Last week we held our inaugural SWOOP Chat ’18 in Sydney which brought together expert practitioners, researchers and thought leaders from across Australia to further nurture and build the community of people who are wanting to drive business performance, employee engagement, conversation and collaboration within our organisations. Naturally, measurement was a common thread throughout the day.
Presenters included a range of SWOOP customers such as Bankwest, NBN, AMP and University of Western Sydney but also our research partners Sydney University and Griffith University. We had designed the day such that there was plenty of time for people to talk about their challenges, share stories and solve common problems together. After all, this was all about collaboration, conversation and engagement!
So, what did people talk about? I’ve tried to summarise the three themes that I picked up. What I realised was that these themes are not new, but for many of the people in the room they were.

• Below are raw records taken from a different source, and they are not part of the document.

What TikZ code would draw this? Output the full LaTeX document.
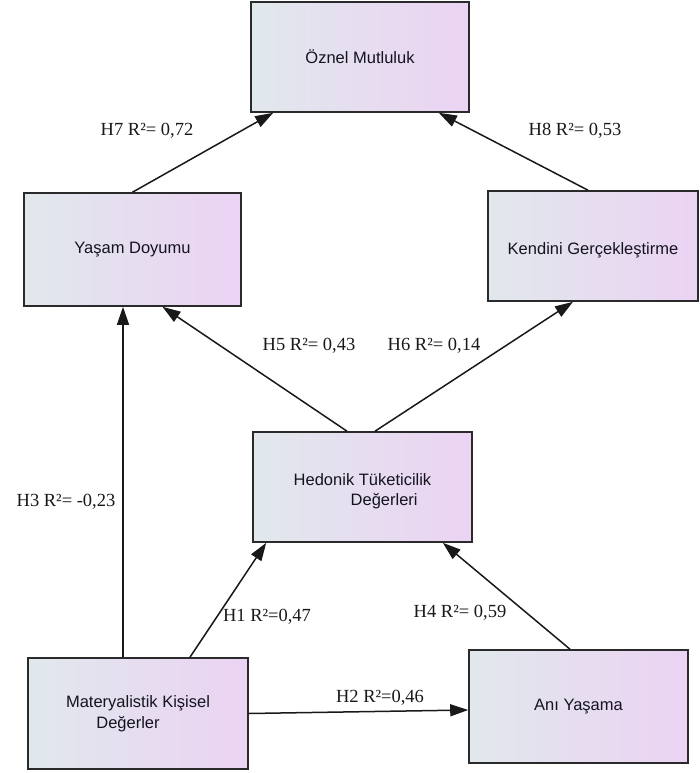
\documentclass[tikz,border=0pt]{standalone}
\usepackage{fontspec}
\setmainfont{Liberation Serif}
\newfontfamily\boxfont{Liberation Sans}
\usetikzlibrary{arrows.meta}
\definecolor{gradL}{HTML}{E1E8EC}
\definecolor{gradR}{HTML}{EBD3F3}
\definecolor{edgec}{HTML}{2A2A2A}
\definecolor{boxtext}{HTML}{141420}
\tikzset{
  vbox/.style={draw=edgec, line width=1.6pt, left color=gradL, right color=gradR,
    minimum width=#1, inner sep=0pt, font=\boxfont\fontsize{16.5}{20.5}\selectfont, text=boxtext},
  conn/.style={draw=black!90, line width=1.5pt, -{Triangle[length=18pt,width=12pt]}},
  lbl/.style={font=\fontsize{18.5}{22}\selectfont, inner sep=0pt, text=black!90}
}
\begin{document}
\begin{tikzpicture}[x=1pt,y=-1pt]
\useasboundingbox (0,0) rectangle (700,773);
\node[vbox=218pt, minimum height=110pt] (oz) at (360,57) {Öznel Mutluluk};
\node[vbox=217pt, minimum height=113pt] (yd) at (132.5,249.5) {Yaşam Doyumu};
\node[vbox=210pt, minimum height=110pt] (kg) at (593,246) {\rule{0pt}{20pt}Kendini Gerçekleştirme};
\node[vbox=219pt, minimum height=110pt, align=left] (hd) at (362.5,487) {\rule{0pt}{20pt}Hedonik Tüketicilik\\\hspace*{57pt}Değerleri};
\node[vbox=220pt, minimum height=111pt, align=center] (mk) at (138,713.5) {Materyalistik Kişisel\\Değerler\hspace*{20pt}};
\node[vbox=219pt, minimum height=113pt] (ay) at (578.5,706.5) {Anı Yaşama};

\draw[conn] (yd.north) -- ([xshift=23pt]oz.south west);
\draw[conn] ([xshift=-5pt]kg.north) -- ([xshift=-31pt]oz.south east);
\draw[conn] ([xshift=-15.5pt]hd.north) -- ([xshift=30pt]yd.south);
\draw[conn] ([xshift=12.5pt]hd.north) -- ([xshift=-20pt]kg.south);
\draw[conn] ([xshift=-15pt]mk.north) -- ([xshift=-15pt]mk.north |- yd.south);
\draw[conn] ([xshift=52pt]mk.north) -- ([xshift=14pt]hd.south west);
\draw[conn] ([xshift=-8.5pt]ay.north) -- ([xshift=-30pt]hd.south east);
\draw[conn] (mk.east) -- ([yshift=-3.5pt]ay.west);

\node[lbl] (l7) at (147,131) {H7 R²= 0,72};
\node[lbl] (l8) at (575,131) {H8 R²= 0,53};
\node[lbl] (l5) at (309,346) {H5 R²= 0,43};
\node[lbl] (l6) at (434,346) {H6 R²= 0,14};
\node[lbl] (l3) at (66,502) {H3 R²= -0,23};
\node[lbl] (l1) at (267,617) {H1 R²=0,47};
\node[lbl] (l4) at (460,613) {H4 R²= 0,59};
\node[lbl] (l2) at (380,698) {H2 R²=0,46};
\end{tikzpicture}
\end{document}
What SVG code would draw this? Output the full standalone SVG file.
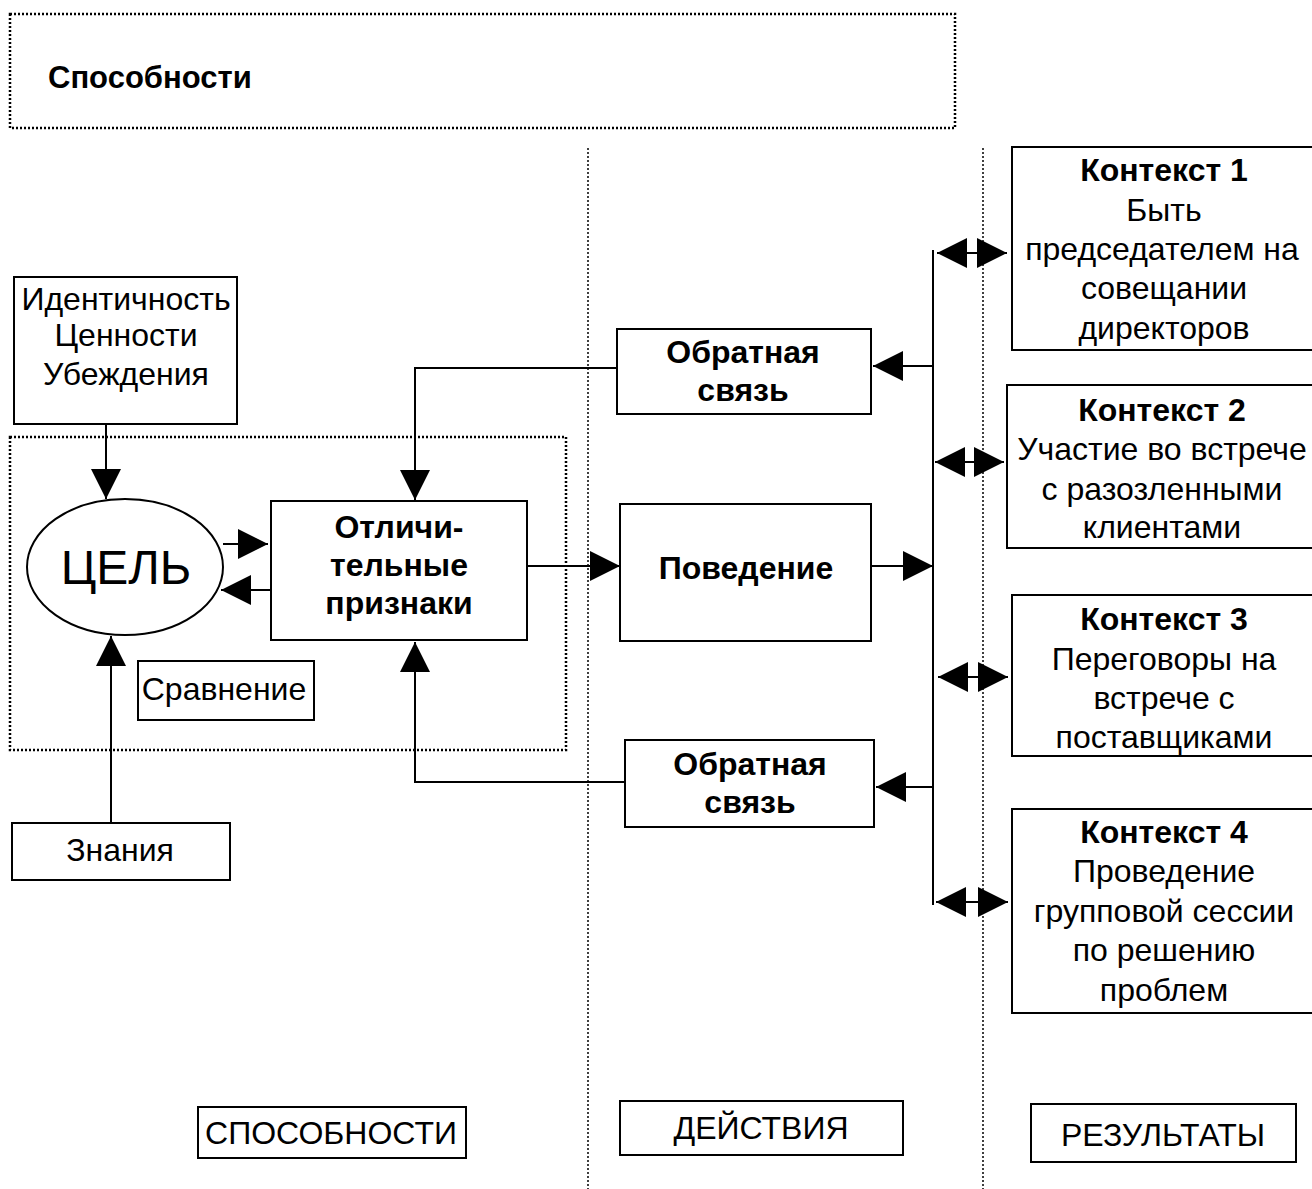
<svg xmlns="http://www.w3.org/2000/svg" width="1312" height="1189" viewBox="0 0 1312 1189">
<defs>
<marker id="ah" markerUnits="userSpaceOnUse" markerWidth="30" markerHeight="30" refX="30" refY="15" orient="auto-start-reverse" viewBox="0 0 30 30">
<path d="M0,0 L30,15 L0,30 z" fill="#000"/>
</marker>
<style>
text{font-family:"Liberation Sans",Arial,sans-serif;fill:#000}
.n{font-size:32px;text-anchor:middle}
.b{font-size:32px;font-weight:bold;text-anchor:middle}
.box{fill:#fff;stroke:#000;stroke-width:2}
.dot{fill:none;stroke:#000;stroke-width:2.5;stroke-dasharray:2 2}
.vdot{fill:none;stroke:#000;stroke-width:1.5;stroke-dasharray:2 2}
.ln{fill:none;stroke:#000;stroke-width:2}
.arr{fill:none;stroke:#000;stroke-width:2;marker-end:url(#ah)}
.dbl{fill:none;stroke:#000;stroke-width:2;marker-start:url(#ah);marker-end:url(#ah)}
</style>
</defs>
<rect width="1312" height="1189" fill="#fff"/>
<g id="frames">
<rect class="dot" x="10" y="14" width="945" height="114"/>
<text x="48" y="88" style="font-size:31px;font-weight:bold">Способности</text>
<rect class="dot" x="10" y="437" width="556" height="313"/>
<line class="vdot" x1="588" y1="148" x2="588" y2="1189"/>
<line class="vdot" x1="983" y1="148" x2="983" y2="1189"/>
</g>
<g id="connectors">
<line class="arr" x1="106" y1="424" x2="106" y2="499"/>
<line class="arr" x1="223" y1="544" x2="268" y2="544"/>
<line class="arr" x1="271" y1="590" x2="221" y2="590"/>
<line class="arr" x1="111" y1="823" x2="111" y2="636"/>
<line class="arr" x1="527" y1="566" x2="620" y2="566"/>
<polyline class="arr" points="617,368 415,368 415,500"/>
<polyline class="arr" points="625,782 415,782 415,642"/>
<line class="ln" x1="933" y1="250" x2="933" y2="905"/>
<line class="arr" x1="933" y1="366" x2="873" y2="366"/>
<line class="arr" x1="933" y1="787" x2="876" y2="787"/>
<line class="arr" x1="871" y1="566" x2="933" y2="566"/>
<line class="dbl" x1="937" y1="253" x2="1007" y2="253"/>
<line class="dbl" x1="935" y1="462" x2="1004" y2="462"/>
<line class="dbl" x1="938" y1="677" x2="1008" y2="677"/>
<line class="dbl" x1="936" y1="902" x2="1008" y2="902"/>
</g>
<g id="identity">
<rect class="box" x="14" y="277" width="223" height="147"/>
<text class="n" x="126" y="310">Идентичность</text>
<text class="n" x="126" y="346">Ценности</text>
<text class="n" x="126" y="385">Убеждения</text>
</g>
<g id="goal">
<ellipse cx="125" cy="567" rx="98" ry="68" fill="#fff" stroke="#000" stroke-width="2"/>
<text x="126" y="584" style="font-size:48px;text-anchor:middle">ЦЕЛЬ</text>
</g>
<g id="features">
<rect class="box" x="271" y="501" width="256" height="139"/>
<text class="b" x="399" y="538">Отличи-</text>
<text class="b" x="399" y="576">тельные</text>
<text class="b" x="399" y="614">признаки</text>
</g>
<g id="comparison">
<rect class="box" x="138" y="661" width="176" height="59"/>
<text class="n" x="224" y="700">Сравнение</text>
</g>
<g id="knowledge">
<rect class="box" x="12" y="823" width="218" height="57"/>
<text class="n" x="120" y="861">Знания</text>
</g>
<g id="feedback1">
<rect class="box" x="617" y="329" width="254" height="85"/>
<text class="b" x="743" y="363">Обратная</text>
<text class="b" x="743" y="401">связь</text>
</g>
<g id="behaviour">
<rect class="box" x="620" y="504" width="251" height="137"/>
<text class="b" x="746" y="579">Поведение</text>
</g>
<g id="feedback2">
<rect class="box" x="625" y="740" width="249" height="87"/>
<text class="b" x="750" y="775">Обратная</text>
<text class="b" x="750" y="813">связь</text>
</g>
<g id="context1">
<rect class="box" x="1012" y="147" width="310" height="203"/>
<text class="b" x="1164" y="181">Контекст 1</text>
<text class="n" x="1164" y="221">Быть</text>
<text class="n" x="1162" y="260">председателем на</text>
<text class="n" x="1164" y="299">совещании</text>
<text class="n" x="1164" y="339">директоров</text>
</g>
<g id="context2">
<rect class="box" x="1007" y="385" width="315" height="163"/>
<text class="b" x="1162" y="421">Контекст 2</text>
<text class="n" x="1162" y="460">Участие во встрече</text>
<text class="n" x="1162" y="500">с разозленными</text>
<text class="n" x="1162" y="538">клиентами</text>
</g>
<g id="context3">
<rect class="box" x="1012" y="595" width="310" height="161"/>
<text class="b" x="1164" y="630">Контекст 3</text>
<text class="n" x="1164" y="670">Переговоры на</text>
<text class="n" x="1164" y="709">встрече с</text>
<text class="n" x="1164" y="748">поставщиками</text>
</g>
<g id="context4">
<rect class="box" x="1012" y="809" width="310" height="204"/>
<text class="b" x="1164" y="843">Контекст 4</text>
<text class="n" x="1164" y="882">Проведение</text>
<text class="n" x="1164" y="922">групповой сессии</text>
<text class="n" x="1164" y="961">по решению</text>
<text class="n" x="1164" y="1001">проблем</text>
</g>
<g id="label-abilities">
<rect class="box" x="198" y="1107" width="268" height="51"/>
<text class="n" x="331" y="1144">СПОСОБНОСТИ</text>
</g>
<g id="label-actions">
<rect class="box" x="620" y="1101" width="283" height="54"/>
<text class="n" x="761" y="1139">ДЕЙСТВИЯ</text>
</g>
<g id="label-results">
<rect class="box" x="1031" y="1104" width="265" height="58"/>
<text class="n" x="1163" y="1146">РЕЗУЛЬТАТЫ</text>
</g>
</svg>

Sponsorship is hard work, and senior leaders can be elusive
Everyone had stories of wanting more action from senior leaders, and we were inspired to hear how NBN’s CEO Bill Morrow is changing the game by engaging his people in authentic two-way conversation. His leadership around the #metoo campaign, and how he used Workplace to encourage his people to air any concerns, was very powerful. However, many more CEOs could easily be learning from Bill Morrow. Doing something as simple as asking your people for feedback on a specific issue is neither hard or time-consuming.
Liz Green, a communication and collaboration specialist who recently left Telstra where she was responsible for managing their Yammer platform, spoke about how senior leaders are driven by outcomes, and that tools such as Yammer, didn’t in their own right generate much interest without its use being linked to outcomes.
How do you make it work-related AND people-centric?
Bankwest’s Matthew Dodd spoke about how they have managed to bring people and ‘business’ together in a seemingly perfect interplay. The popular ‘Pets of Bankwest’ group allow people to show a more personal side of themselves while at the same time practising how to engage with people across the bank without feeling that their professional reputation is at stake. These skills are then used to solve real problems.
In a similar vein, University of Western Sydney demonstrated how they had used Yammer to enable business change – a campus relocation project. Anyone familiar with such infrastructure projects would know that the organisational change aspects are very substantial, and Chris Croser explained how a small team can have a massive impact when you enable those impacted by the change to talk directly with those who design the change. For example, the library function was able to provide critical feedback on the shortcoming of some design aspect which was then corrected resulting in a saving of some $40-50K on this one element alone.
But many people in the room had experienced the problem of launching a collaboration platform with cupcakes, balloons, free gifts etc as an incentive to ‘start using it’, but had then faced issues around ongoing use. For me personally, it was very rewarding to be able to help people see the dramatic impact it can have when the business purpose is clear.
Convincing people that risk is acceptable compared with the reward
Identifying and managing risks is undoubtedly important, and not being afraid of using technology to drive business outcomes is also important. Having employees posting messages on an enterprise-wide collaboration platform that go against corporate policy could have severe consequences, but it seems that none of the participants in the room had ever actually experienced any of such assumed risks. It appears to me that there is still a substantial amount of inertia based on incorrect risk assessments.
As said above, these themes are not new, but it is important that we keep building the relationships between the people who’ve faced them in the past, and those who are a facing them now. This required an ongoing effort and I’d like to help enable that conversation.
What wasn’t talked about
On a separate note I’d like to reflect briefly on something that was hardly talked about at SWOOP Chat. That was technology. The participants represented from some of Australia’s largest and most iconic organisations. These organisations had mostly chosen Microsoft Yammer or Workplace by Facebook as their technology platform. You might have expected that technology, particular features or bugbears would have come up, but this wasn’t the case. Why not? I think the reason is that the challenges transcend technology, and the themes outlines above applied to the majority of people in the room. Another perspective could be that the technology itself isn’t really the important bit….it’s all about what you do with it that matters.
Finally, I’d like to thank our presenters Nick Barter (Griffith University), Liz Green, Matthew Dodd (Bankwest), Mitch Neems (AMP), Lotte Niens (NBN), Kai Riemer (University of Sydney) and Chris Croser (University of Western Sydney) for your contributions to making SWOOP Chat a fantastic event. I’d also like to thank our partners represented by Scott Ward (Digital Infusions), Tom Hiscutt (Engage Squared) and Adam Shah (Enablo) who actively contributed to the valuable discussions.
To all of the fantastic people who chose to spend a whole day in our company: Thank you for joining us! I took huge pleasure in seeing all the new relationships that were formed. Feedback I received on the day and afterwards has certainly inspired us to run this event again next year. Hope you see you, and your new-found friends, again for SWOOP Chat 2019.